Он свернул на тропинку, ведущую от платформы к конюшням. Тропинка была протоптана узко: конюшни считались элитными, никто, кроме конюхов, не приезжал сюда на электричке.
Последней перешедшей из ночи в утро звездой стояла прямо над тропинкой Венера, очень низко, и сияла ярким светом.
«Да вот ведь какие у нее глаза!» – Тим даже приостановился, будто, взглянув на эту яркую утреннюю звезду, наткнулся на какое-то препятствие.
Это неожиданное открытие – что Алисины глаза светят как звезды – показалось ему таким ошеломляющим, что он тихо засмеялся, стоя с закинутой головой посреди пустынного заснеженного поля.
«О, если бы я только мог, хотя отчасти, я написал бы восемь строк…»
Об этом можно было написать только восемь строк или даже меньше. Алиса вся была одна взрывающая сердце строка. Она манила к себе созвучья, рифмы, стягивала к себе мирозданье.
– Что же это такое? – вслух сказал Тим. Он расслышал растерянность в собственном голосе. – Что же с этим делать?

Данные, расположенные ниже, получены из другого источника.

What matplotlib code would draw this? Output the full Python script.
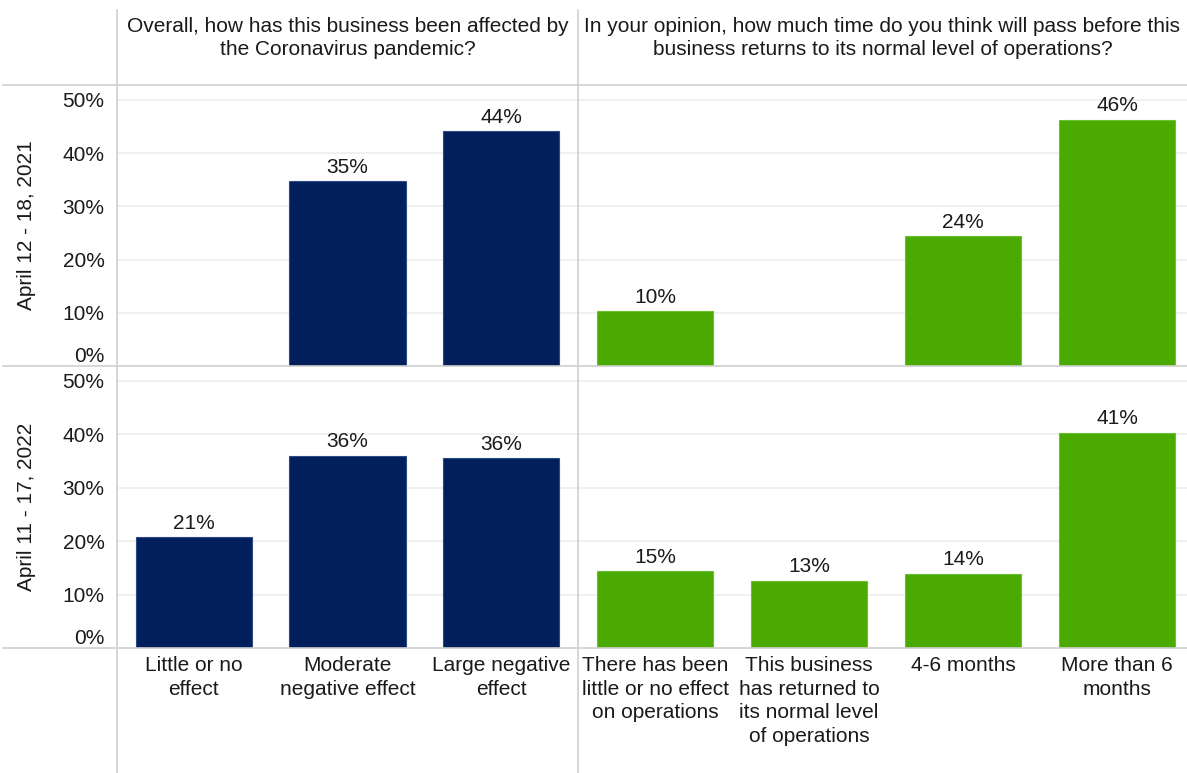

Пока он был с нею – вечером, ночью, утром, – пока целовал ее, спал, держа ее в объятиях, пил холодный крепкий чай из ее чашки, никаких подобных мыслей у него не возникало. Но теперь, когда ее не было рядом, все связанное с нею стало недоступным, как утренняя звезда.
От этого свихнуться было недолго! Тим помотал головой и, ускоряя шаг, пошел к темнеющим в утреннем сумраке конюшням.
Перед проходной выяснилось, что он забыл пропуск. К счастью, охранник Николай, который дежурил сегодня, работал давно и не стал демонстрировать сугубую принципиальность.
– Ладно, начальства все равно нету. Небось жеребцов не своруешь, – вяло махнул рукой он. – Колотун-то какой, а? Может, и не приедут сегодня кататься-то.
Тим знал, что дети из интерната для инвалидов приедут обязательно. Круг их возможностей был так ограничен, что вот эта возможность – ездить на лошадях – не могла для них зависеть от такой ерунды, как погода. Тренер, приезжавший вместе с детьми, давно уже привлек Тима к занятиям с ними, и это было лучшее, что он знал в жизни.